Mounting evidence indicates that a strong and strategic internal communication practice is critical to a company’s success.

The latest proof: A study by Thomas L. Harris/Impulse has shown that Fortune's top 200 "most admired" companies spend around three times more on internal communication than the bottom 200. It also reveals that the leading businesses spend more than half of their overall communication budget on internal processes.

But there is still much controversy over where the internal communication function should reside. Many human resource professionals are trying to make the case for ownership. As the study suggests, however, leaders are ultimately responsible for the elevation and success of an organization’s internal communication efforts. How they communicate, the decisions they make, and where they show interest have far more impact than anything else.

Comments

Strategic internal communication (among other things) includes the decisions and behaviours of management.
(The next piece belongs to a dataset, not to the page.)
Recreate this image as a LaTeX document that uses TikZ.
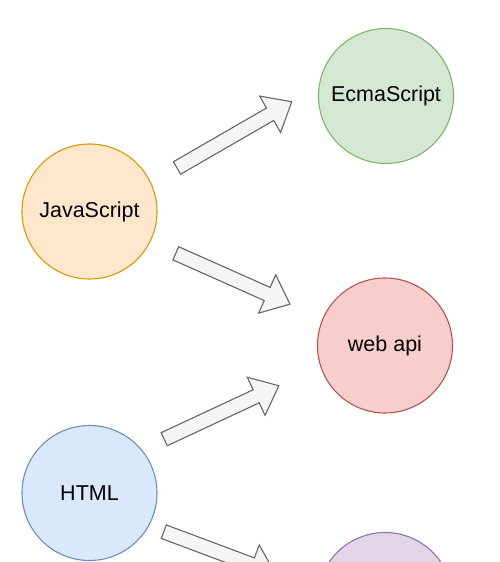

That takes it beyond traditional HR -the strategic dimension means that it is not a simple "turf war". The whole organisation has to own IC, albeit it may be led by a team of key managers, strategic planners, HR and communication professionalals. Ultimately, if an organisation is to achieve its vision and goals, be more successful in achieving its purpose, then there needs to be a consistency across the whole organization - among both management and staff - with shared values, open and consistent 2-way communication, accurate understandings of what it means for "me in my role or job" - all translating into appropriate behaviours at all levels.
Well stated, Geoff, and we couldn't agree more. Indeed, our counsel to clients is to always treat decisions as their primary communication vehicle, with all other more formal media products playing a supporting role for the messages informally sent by policy decisions and leadership activity.